The Famous Five

Species specific

The exact number of pepper varieties in existence is impossible to determine. There are certainly thousands of them, with plant breeders and natural crossing guaranteeing a constant supply of new ones.

Despite these huge numbers, plant taxonomists have managed to arrange peppers into a workable classification system that makes them somewhat easier to understand and appreciate. They all belong to the genus Capsicum, which in turn is divided into more than 20 species, five of which have been domesticated. The five domesticated species are distinguished from each other by differences in their physical characteristics, including flower colour and arrangement on the stems:

Capsicum annuum includes sweet peppers and most of the more common chillies, including the cayenne types found in shops and supermarkets. Conspicuously diverse, the C. annuums are probably the most popular of the domesticated species, both in the garden and the kitchen. The flowers are usually borne singly along the stem, and their petals are most often white, though they can sometimes be purple, or white with a purple fringe.

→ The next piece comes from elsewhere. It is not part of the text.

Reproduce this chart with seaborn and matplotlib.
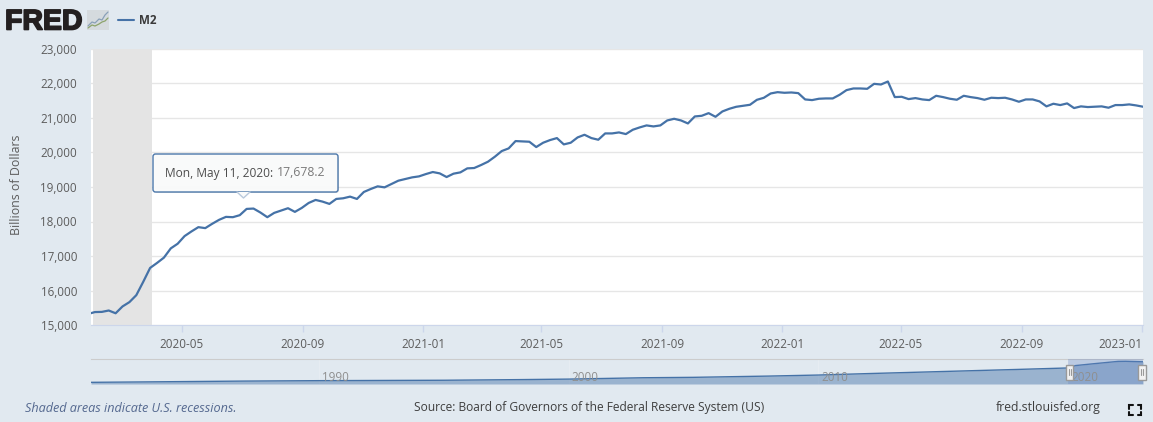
import pandas as pd
import numpy as np
import matplotlib
matplotlib.use("Agg")
import matplotlib.pyplot as plt
import matplotlib.patheffects as pe
from matplotlib.patches import FancyBboxPatch, Polygon, Rectangle
from matplotlib.ticker import FuncFormatter
import seaborn as sns

START_DATE = "2020-01-27"
m2_2020 = [15320,15375,15380,15420,15340,15538,15663,15865,16250,16654,
           16798,16952,17221,17356,17577,17712,17836,17808,17933,18048,
           18134,18125,18183,18365,18375,18260,18125,18250,18317,18385,
           18279,18394,18538,18625,18577,18510,18654,18673,18721,18654,
           18856,18942,19019,18990,19087,19183,19231,19279,19308,19375]
m2_2021 = [19434,19395,19289,19386,19424,19540,19550,19637,19733,19878,
           20042,20119,20331,20322,20312,20158,20283,20360,20418,20235,
           20283,20437,20514,20418,20370,20553,20553,20582,20534,20659,
           20727,20785,20756,20785,20929,20977,20929,20842,21045,21064,
           21141,21035,21190,21267,21325,21354,21383,21527,21585,21711,21749]
m2_2022 = [21731,21740,21721,21538,21519,21558,21567,21567,21673,21808,
           21856,21856,21846,21990,21971,22058,21606,21615,21548,21577,
           21538,21519,21644,21606,21558,21529,21644,21606,21577,21529,
           21587,21577,21587,21538,21471,21538,21538,21481,21337,21413,
           21375,21423,21288,21337,21317,21327,21337,21298,21375,21375,
           21394,21365,21327]
m2_values = m2_2020 + m2_2021 + m2_2022

x_ticks = ["2020-05-01","2020-09-01","2021-01-01","2021-05-01","2021-09-01",
           "2022-01-01","2022-05-01","2022-09-01","2023-01-01"]
x_tick_labels = ["2020-05","2020-09","2021-01","2021-05","2021-09",
                 "2022-01","2022-05","2022-09","2023-01"]
y_ticks = [15000,16000,17000,18000,19000,20000,21000,22000,23000]
recession = ("2020-02-01","2020-04-01")

nav_years = [1980.87,1983,1985,1987,1990,1993,1995,1998,2000,2003,2005,2008,
             2010,2012,2015,2018,2020,2020.3,2021,2022,2022.3,2023]
nav_values = [1600,2000,2400,2800,3200,3450,3600,4200,4700,6000,6400,7600,
              8600,10000,12000,14000,15400,17700,19400,21700,21800,21330]
nav_ticks = [1990,2000,2010,2020]

W, H = 1153, 422
BG = "#e1e9f0"
BLUE = "#4572a7"

sns.set_style("white")
plt.rcParams["font.family"] = ["Open Sans", "DejaVu Sans"]

def px_axes(fig, x0, y0, x1, y1, **kw):
    return fig.add_axes([x0/W, 1-y1/H, (x1-x0)/W, (y1-y0)/H], **kw)

fig = plt.figure(figsize=(W/100, H/100), dpi=100, facecolor=BG)

# main chart
df = pd.DataFrame({"date": pd.date_range(START_DATE, periods=len(m2_values), freq="7D"),
                   "M2": m2_values})
ax = px_axes(fig, 91, 49, 1143, 325)
ax.set_facecolor("white")
ax.axvspan(pd.Timestamp(recession[0]), pd.Timestamp(recession[1]), color="#e4e4e4", lw=0, zorder=1)
sns.lineplot(data=df, x="date", y="M2", ax=ax, color=BLUE, lw=1.6, zorder=3, errorbar=None)
ax.set_xlim(pd.Timestamp("2020-01-30"), pd.Timestamp("2023-01-02"))
ax.set_ylim(15000, 23000)
ax.set_yticks(y_ticks)
ax.yaxis.set_major_formatter(FuncFormatter(lambda v, _: f"{int(v):,}"))
ax.set_xticks([pd.Timestamp(t) for t in x_ticks])
ax.set_xticklabels(x_tick_labels)
ax.get_xticklabels()[-1].set_ha("right")
ax.get_xticklabels()[-1].set_x(pd.Timestamp("2023-01-02"))
ax.grid(axis="y", color="#e6e6e6", lw=1.0, zorder=2)
ax.grid(axis="x", visible=False)
ax.tick_params(axis="y", length=0, pad=10, labelsize=8.4, labelcolor="#5c5c5c")
ax.tick_params(axis="x", length=5, width=1, color="#ccd6eb", pad=4, labelsize=8.4, labelcolor="#5c5c5c", bottom=True)
for s in ["top", "right", "left"]:
    ax.spines[s].set_visible(False)
ax.spines["bottom"].set_color("#ccd6eb")
ax.set_xlabel("")
ax.set_ylabel("")

# navigator
nav = px_axes(fig, 91, 359, 1143, 384)
nav.set_facecolor(BG)
navdf = pd.DataFrame({"year": nav_years, "M2": nav_values})
nav.fill_between(nav_years, nav_values, 0, color=BLUE, alpha=0.45, lw=0, zorder=2)
sns.lineplot(data=navdf, x="year", y="M2", ax=nav, color=BLUE, lw=1.0, zorder=3, errorbar=None)
nav.set_xlim(1980.87, 2023.0)
nav.set_ylim(0, 24000)
nav.set_xticks([]); nav.set_yticks([])
nav.set_xlabel(""); nav.set_ylabel("")
for s in ["left", "right", "bottom"]:
    nav.spines[s].set_visible(False)
nav.spines["top"].set_color("#cccccc")
nav.axvspan(2020.0, 2023.0, color="#6685c2", alpha=0.3, lw=0, zorder=3.5)
for t in nav_ticks:
    nav.axvline(t, color="#e6ecf2", lw=1, zorder=1)
    nav.annotate(str(t), (t, 0), xytext=(2.2, 0), textcoords="offset points", ha="left", va="bottom",
                 fontsize=8.4, color="#8f8f8f", zorder=4)

# overlay in pixel coordinates for page furniture
ov = fig.add_axes([0, 0, 1, 1], facecolor="none")
ov.set_xlim(0, W); ov.set_ylim(H, 0); ov.axis("off")

# navigator handles
for hx in (1069.5, 1142):
    ov.add_patch(Rectangle((hx-3.8, 364.5), 7.6, 15, fc="#f2f2f2", ec="#999999", lw=1, zorder=6))
    ov.plot([hx-1, hx-1], [369, 375], color="#999999", lw=0.8, zorder=7)
    ov.plot([hx+1, hx+1], [369, 375], color="#999999", lw=0.8, zorder=7)

# logo
ov.text(5, 29.5, "FRED", fontsize=20.5, fontweight="bold", color="#231f20",
        family=["Liberation Sans"], ha="left", va="baseline",
        path_effects=[pe.withStroke(linewidth=1.2, foreground="#231f20")])
ov.add_patch(Rectangle((87, 10), 22, 20, fc="#d5dade", ec="none", zorder=2))
icon_x = [88, 92, 95, 99, 102, 105, 108]
icon_a = [26, 22, 23, 19, 20, 15, 12]
icon_b = [28, 25, 26, 24, 22, 21, 18]
ov.plot(icon_x, icon_a, color="#8aa0b8", lw=0.9, zorder=3)
ov.plot(icon_x, icon_b, color="#8ca36b", lw=0.9, zorder=3)

# legend
ov.plot([118, 134], [19.5, 19.5], color=BLUE, lw=1.5)
ov.text(139, 20, "M2", fontsize=8.4, fontweight="bold", color="#3a3a3a", ha="left", va="center")

# y axis title
ov.text(17, 185, "Billions of Dollars", rotation=90, fontsize=8.9, color="#5c5c5c", ha="center", va="center")

# tooltip
ov.add_patch(FancyBboxPatch((155, 156), 184, 37, boxstyle="round,pad=0,rounding_size=2.5",
                            fc="#000000", ec="none", alpha=0.10, zorder=8))
ov.add_patch(FancyBboxPatch((153, 154), 185, 38, boxstyle="round,pad=0,rounding_size=2.5",
                            fc="#fafbfb", ec=BLUE, lw=1.0, alpha=0.96, zorder=9))
ov.add_patch(Polygon([(237, 192), (243.5, 198), (250, 192)], closed=True, fc="#fafbfb", ec="none", zorder=10))
ov.plot([237, 243.5, 250], [192, 198, 192], color="#b9c9dc", lw=1.0, zorder=10)
ov.text(165, 173, "Mon, May 11, 2020:", fontsize=8.6, color="#4d4d4d", fontweight="medium",
        ha="left", va="center", zorder=11)
ov.text(277, 173, "17,678.2", fontsize=8.8, color="#7a7a7a", ha="left", va="center", zorder=11)

# footer
ov.text(25, 408, "Shaded areas indicate U.S. recessions.", fontsize=9.1, style="italic",
        color="#54688f", ha="left", va="center")
ov.text(414, 408, "Source: Board of Governors of the Federal Reserve System (US)", fontsize=8.67,
        color="#3f3f3f", ha="left", va="center")
ov.text(996, 408, "fred.stlouisfed.org", fontsize=8.8, color="#3f3f3f", ha="left", va="center")

# fullscreen icon
for cx, cy, dx, dy in [(1129, 405, 1, 1), (1141, 405, -1, 1), (1129, 415, 1, -1), (1141, 415, -1, -1)]:
    ov.plot([cx, cx, cx + 3.5*dx], [cy + 3.5*dy, cy, cy], color="#111111", lw=1.5, solid_joinstyle="miter")

fig.savefig("out.png", dpi=100, facecolor=BG)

Some of the most notorious peppers are varieties of C. chinense. Generically known as habaneros, they have a well-earned reputation as being extremely hot, and they include the hottest chillies ever measured, such as the Trinidad Scorpion, Dorset Naga and Bhut Jolokia. There are exceptions, however, and some, such as Apricot, have little or no heat at all. Regardless of their heat level, habaneros usually have an appealing fruity aroma that goes well with citrus-based salads and sorbets.

Habanero flowers are usually a whitish green, and are arranged in bunches of two or more along the stem. The fruit usually have an annular constriction located between the peduncle (the fruit stalk) and the calyx (the small, leafy structures between the peduncle and fruit). The plants tend to be slow growers, needing a long, hot season to produce fruit.

Called locoto or rocoto in South America, C. pubescens is recognised by its hairy leaves and dark purple seeds and flowers. The fruit are hot, thick-fleshed and either round or pear-shaped.

C. baccatum is known as aji throughout South America (though in Britain not all chilli called “aji” are C. baccatum). Their flowers have distinctive brown or green spots on the petals. The fruit tend to be hot ­– though there are some exceptions to this – and their size and shape can vary considerably.

The last, but certainly not the least, of the domesticated species is C. frutescens. Developing from greenish flowers borne singly (or sometimes in pairs), the fruit tend to be hot and quite small. The species’ claim to fame lies with the Tabasco variety, the main ingredient in the famous hot sauce from Louisiana.